- Your task:
Copy each line where the word "chart" occurs.

- The records:
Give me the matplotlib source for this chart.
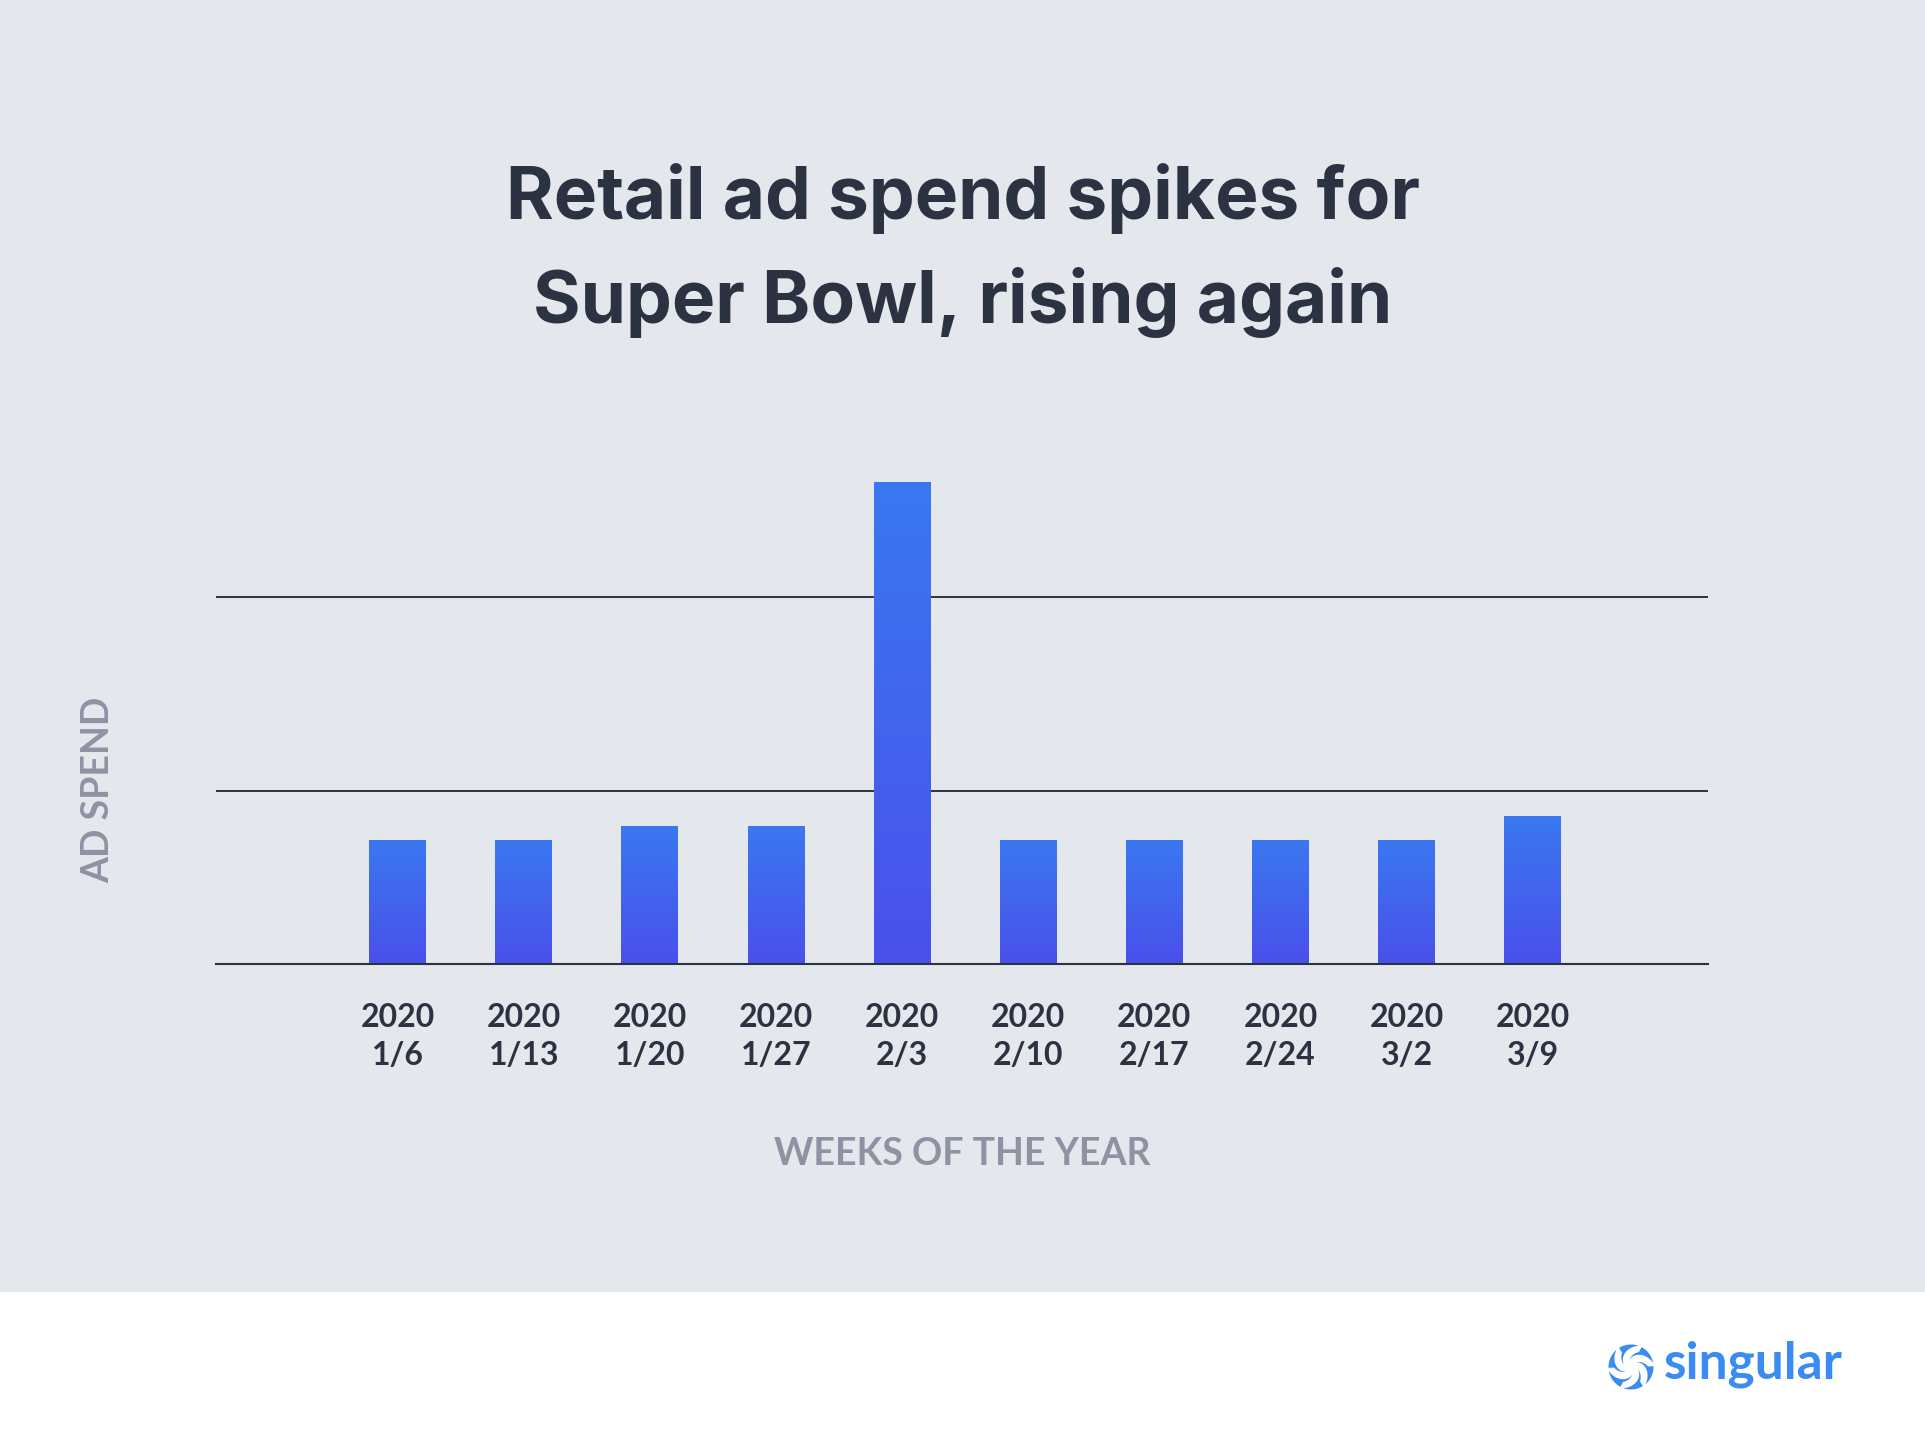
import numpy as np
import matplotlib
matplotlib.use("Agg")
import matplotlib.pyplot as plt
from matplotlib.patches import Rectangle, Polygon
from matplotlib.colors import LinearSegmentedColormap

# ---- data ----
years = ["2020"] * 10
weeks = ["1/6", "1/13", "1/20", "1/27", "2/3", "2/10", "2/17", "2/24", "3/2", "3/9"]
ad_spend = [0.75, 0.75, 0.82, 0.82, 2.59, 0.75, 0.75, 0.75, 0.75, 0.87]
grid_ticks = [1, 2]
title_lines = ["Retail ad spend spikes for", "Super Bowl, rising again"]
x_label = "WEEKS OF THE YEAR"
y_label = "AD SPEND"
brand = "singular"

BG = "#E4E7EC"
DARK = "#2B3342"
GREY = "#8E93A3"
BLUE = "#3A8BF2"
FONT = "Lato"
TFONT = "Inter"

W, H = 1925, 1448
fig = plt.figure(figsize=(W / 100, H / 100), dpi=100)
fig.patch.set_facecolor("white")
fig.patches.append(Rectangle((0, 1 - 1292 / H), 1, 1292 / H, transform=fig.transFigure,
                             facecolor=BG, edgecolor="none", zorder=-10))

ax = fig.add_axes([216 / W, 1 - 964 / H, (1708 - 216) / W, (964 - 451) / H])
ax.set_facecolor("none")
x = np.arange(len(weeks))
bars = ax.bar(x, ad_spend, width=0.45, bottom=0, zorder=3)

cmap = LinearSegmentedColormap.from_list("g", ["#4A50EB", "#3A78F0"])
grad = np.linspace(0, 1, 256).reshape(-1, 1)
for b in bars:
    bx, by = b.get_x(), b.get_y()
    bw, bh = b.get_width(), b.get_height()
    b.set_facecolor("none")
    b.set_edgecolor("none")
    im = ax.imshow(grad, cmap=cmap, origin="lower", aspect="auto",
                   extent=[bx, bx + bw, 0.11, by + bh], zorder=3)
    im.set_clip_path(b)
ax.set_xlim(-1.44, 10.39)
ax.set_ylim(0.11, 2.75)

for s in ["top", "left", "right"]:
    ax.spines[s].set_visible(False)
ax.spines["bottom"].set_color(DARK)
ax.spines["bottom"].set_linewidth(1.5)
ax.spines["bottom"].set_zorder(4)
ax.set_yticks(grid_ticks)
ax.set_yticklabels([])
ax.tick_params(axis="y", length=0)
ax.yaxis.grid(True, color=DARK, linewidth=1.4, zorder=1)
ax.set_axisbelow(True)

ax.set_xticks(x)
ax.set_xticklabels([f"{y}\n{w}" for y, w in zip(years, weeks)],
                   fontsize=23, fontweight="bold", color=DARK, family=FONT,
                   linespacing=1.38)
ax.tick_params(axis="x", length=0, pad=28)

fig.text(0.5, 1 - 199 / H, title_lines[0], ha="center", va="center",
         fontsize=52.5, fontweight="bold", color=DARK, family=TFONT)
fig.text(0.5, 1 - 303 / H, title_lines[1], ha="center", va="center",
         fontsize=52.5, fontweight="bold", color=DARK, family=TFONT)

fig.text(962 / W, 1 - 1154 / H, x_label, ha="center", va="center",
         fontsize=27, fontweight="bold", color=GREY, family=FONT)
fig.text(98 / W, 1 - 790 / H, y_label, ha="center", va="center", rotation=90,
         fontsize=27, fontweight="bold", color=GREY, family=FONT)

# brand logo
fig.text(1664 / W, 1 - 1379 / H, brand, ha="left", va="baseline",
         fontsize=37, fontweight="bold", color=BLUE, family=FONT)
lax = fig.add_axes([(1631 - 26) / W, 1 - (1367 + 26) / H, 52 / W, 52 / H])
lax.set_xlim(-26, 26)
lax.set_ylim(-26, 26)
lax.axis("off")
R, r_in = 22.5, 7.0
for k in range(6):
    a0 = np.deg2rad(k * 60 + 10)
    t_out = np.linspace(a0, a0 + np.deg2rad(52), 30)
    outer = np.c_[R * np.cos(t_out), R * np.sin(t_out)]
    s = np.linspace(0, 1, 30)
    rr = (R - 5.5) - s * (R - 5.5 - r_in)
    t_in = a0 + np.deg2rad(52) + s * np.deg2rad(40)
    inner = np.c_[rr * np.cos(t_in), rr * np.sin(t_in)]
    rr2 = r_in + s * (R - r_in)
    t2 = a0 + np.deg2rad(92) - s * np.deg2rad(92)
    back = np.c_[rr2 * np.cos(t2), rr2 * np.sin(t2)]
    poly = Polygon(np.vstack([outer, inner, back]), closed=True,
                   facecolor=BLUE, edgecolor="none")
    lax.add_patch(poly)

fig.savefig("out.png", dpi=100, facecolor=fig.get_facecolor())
...
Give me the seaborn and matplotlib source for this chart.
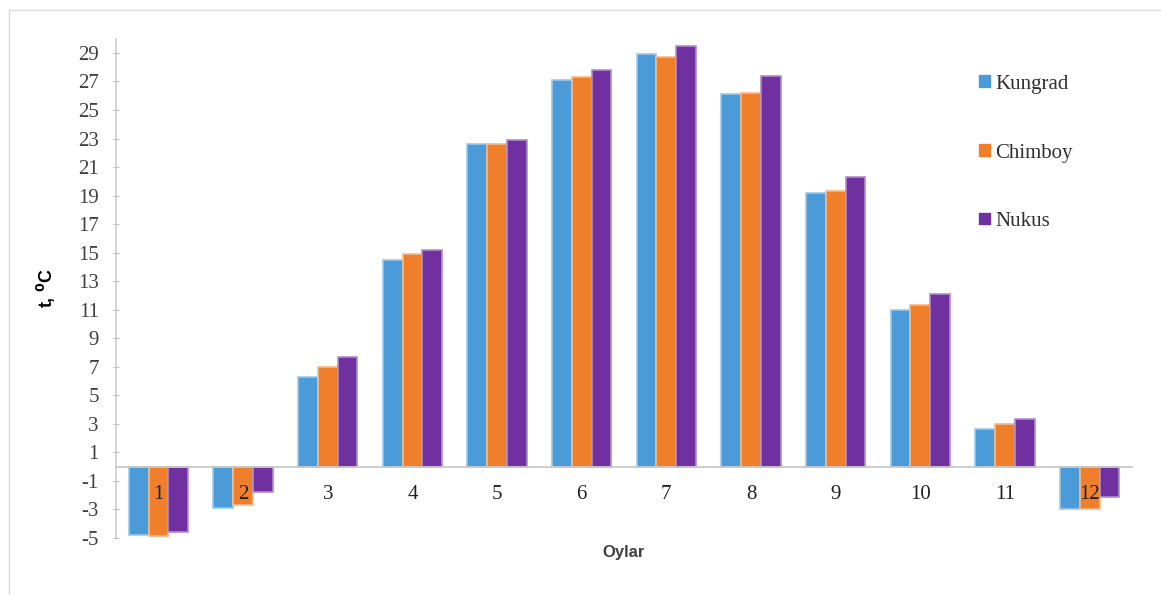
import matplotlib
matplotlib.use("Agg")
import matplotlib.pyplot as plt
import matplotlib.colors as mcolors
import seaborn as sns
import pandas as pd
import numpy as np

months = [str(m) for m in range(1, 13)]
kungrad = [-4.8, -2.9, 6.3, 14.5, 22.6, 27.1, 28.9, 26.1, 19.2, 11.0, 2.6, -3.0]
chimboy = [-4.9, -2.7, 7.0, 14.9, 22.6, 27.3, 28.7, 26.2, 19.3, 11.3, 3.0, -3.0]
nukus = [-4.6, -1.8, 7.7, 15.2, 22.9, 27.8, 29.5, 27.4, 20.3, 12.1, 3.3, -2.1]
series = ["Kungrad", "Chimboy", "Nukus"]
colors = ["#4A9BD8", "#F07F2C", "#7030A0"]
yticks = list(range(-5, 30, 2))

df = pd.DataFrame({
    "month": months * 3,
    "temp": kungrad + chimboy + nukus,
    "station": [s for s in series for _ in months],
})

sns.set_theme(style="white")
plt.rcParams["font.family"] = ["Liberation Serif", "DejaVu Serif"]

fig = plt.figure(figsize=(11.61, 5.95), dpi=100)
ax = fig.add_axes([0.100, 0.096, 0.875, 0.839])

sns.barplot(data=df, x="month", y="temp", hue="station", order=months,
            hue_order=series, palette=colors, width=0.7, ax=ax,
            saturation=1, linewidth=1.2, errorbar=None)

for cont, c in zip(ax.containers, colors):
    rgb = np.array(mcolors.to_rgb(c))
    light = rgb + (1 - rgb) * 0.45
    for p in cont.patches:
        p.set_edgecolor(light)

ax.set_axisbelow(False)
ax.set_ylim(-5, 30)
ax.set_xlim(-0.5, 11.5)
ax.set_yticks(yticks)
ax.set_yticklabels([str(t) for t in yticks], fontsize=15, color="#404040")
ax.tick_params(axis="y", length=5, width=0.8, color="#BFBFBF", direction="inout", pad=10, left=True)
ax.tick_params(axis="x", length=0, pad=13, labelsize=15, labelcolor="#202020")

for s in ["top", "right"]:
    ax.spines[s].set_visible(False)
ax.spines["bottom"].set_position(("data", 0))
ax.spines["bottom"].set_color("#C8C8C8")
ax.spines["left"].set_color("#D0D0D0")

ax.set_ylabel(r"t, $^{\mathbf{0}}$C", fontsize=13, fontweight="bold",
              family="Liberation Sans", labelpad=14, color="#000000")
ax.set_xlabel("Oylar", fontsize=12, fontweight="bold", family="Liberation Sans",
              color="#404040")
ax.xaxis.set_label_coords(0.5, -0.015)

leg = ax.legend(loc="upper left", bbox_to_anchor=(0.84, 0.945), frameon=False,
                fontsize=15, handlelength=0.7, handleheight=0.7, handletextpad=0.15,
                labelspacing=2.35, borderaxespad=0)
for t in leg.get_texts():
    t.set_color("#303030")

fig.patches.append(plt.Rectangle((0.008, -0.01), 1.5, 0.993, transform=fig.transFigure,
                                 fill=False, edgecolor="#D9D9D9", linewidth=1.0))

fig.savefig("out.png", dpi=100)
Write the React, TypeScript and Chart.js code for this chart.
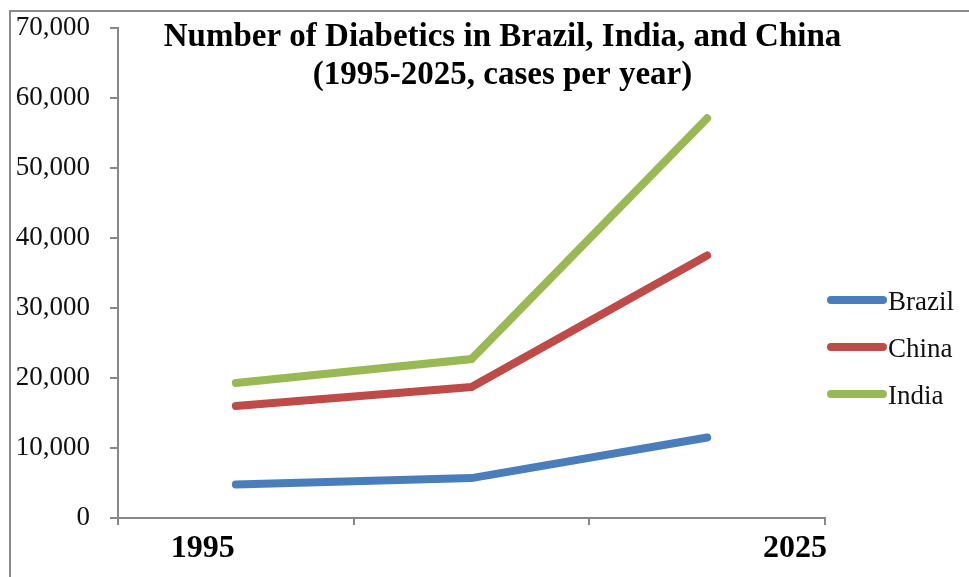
...
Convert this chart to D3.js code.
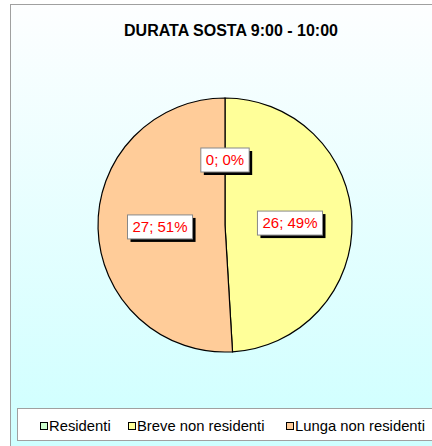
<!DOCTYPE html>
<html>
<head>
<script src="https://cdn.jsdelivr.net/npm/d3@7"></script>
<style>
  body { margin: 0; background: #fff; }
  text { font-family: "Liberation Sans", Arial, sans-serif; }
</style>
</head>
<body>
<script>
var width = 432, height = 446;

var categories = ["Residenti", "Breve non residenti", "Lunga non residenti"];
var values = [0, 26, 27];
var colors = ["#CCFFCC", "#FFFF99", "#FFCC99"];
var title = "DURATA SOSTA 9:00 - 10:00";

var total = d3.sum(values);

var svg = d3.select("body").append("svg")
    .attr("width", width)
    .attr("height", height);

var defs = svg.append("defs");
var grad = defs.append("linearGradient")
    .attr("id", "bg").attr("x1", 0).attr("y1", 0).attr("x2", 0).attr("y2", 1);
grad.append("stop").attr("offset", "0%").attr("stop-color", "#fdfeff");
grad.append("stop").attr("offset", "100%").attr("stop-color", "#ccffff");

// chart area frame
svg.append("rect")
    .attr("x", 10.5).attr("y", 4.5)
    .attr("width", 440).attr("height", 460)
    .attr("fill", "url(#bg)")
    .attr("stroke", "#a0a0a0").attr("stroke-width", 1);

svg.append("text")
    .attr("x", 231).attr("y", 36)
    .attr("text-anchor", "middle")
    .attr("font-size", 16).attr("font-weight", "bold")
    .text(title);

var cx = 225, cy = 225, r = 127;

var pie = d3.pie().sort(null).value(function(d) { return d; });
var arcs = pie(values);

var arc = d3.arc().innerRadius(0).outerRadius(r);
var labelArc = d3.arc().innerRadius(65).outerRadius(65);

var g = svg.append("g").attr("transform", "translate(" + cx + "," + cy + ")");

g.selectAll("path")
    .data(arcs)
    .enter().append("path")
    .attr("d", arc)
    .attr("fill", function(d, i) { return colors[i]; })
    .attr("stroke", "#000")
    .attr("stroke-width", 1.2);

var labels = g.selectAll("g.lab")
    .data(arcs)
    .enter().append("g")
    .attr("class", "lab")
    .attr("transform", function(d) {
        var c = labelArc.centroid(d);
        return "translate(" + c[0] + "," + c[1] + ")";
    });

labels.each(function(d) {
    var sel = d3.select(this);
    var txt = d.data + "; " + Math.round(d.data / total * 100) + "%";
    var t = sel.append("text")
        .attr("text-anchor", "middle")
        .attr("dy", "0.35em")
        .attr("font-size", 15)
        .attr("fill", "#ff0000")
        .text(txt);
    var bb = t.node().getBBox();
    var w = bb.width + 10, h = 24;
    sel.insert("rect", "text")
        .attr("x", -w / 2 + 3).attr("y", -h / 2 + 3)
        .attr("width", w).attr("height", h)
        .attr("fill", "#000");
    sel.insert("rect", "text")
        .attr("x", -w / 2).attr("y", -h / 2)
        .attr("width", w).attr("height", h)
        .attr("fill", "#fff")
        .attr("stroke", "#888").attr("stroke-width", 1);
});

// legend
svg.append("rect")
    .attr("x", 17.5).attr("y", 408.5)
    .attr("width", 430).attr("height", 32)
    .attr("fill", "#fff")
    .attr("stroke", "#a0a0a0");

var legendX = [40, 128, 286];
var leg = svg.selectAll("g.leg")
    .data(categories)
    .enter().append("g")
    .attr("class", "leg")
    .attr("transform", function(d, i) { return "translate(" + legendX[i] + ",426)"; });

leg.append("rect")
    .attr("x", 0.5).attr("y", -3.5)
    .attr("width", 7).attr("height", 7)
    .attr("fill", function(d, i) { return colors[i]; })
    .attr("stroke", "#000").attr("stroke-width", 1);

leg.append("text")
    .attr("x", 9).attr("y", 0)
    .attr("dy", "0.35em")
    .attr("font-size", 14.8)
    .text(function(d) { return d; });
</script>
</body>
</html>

- Correct response:
Give me the matplotlib source for this chart.
Give me the seaborn and matplotlib source for this chart.
Write the React, TypeScript and Chart.js code for this chart.
Convert this chart to D3.js code.
// chart area frame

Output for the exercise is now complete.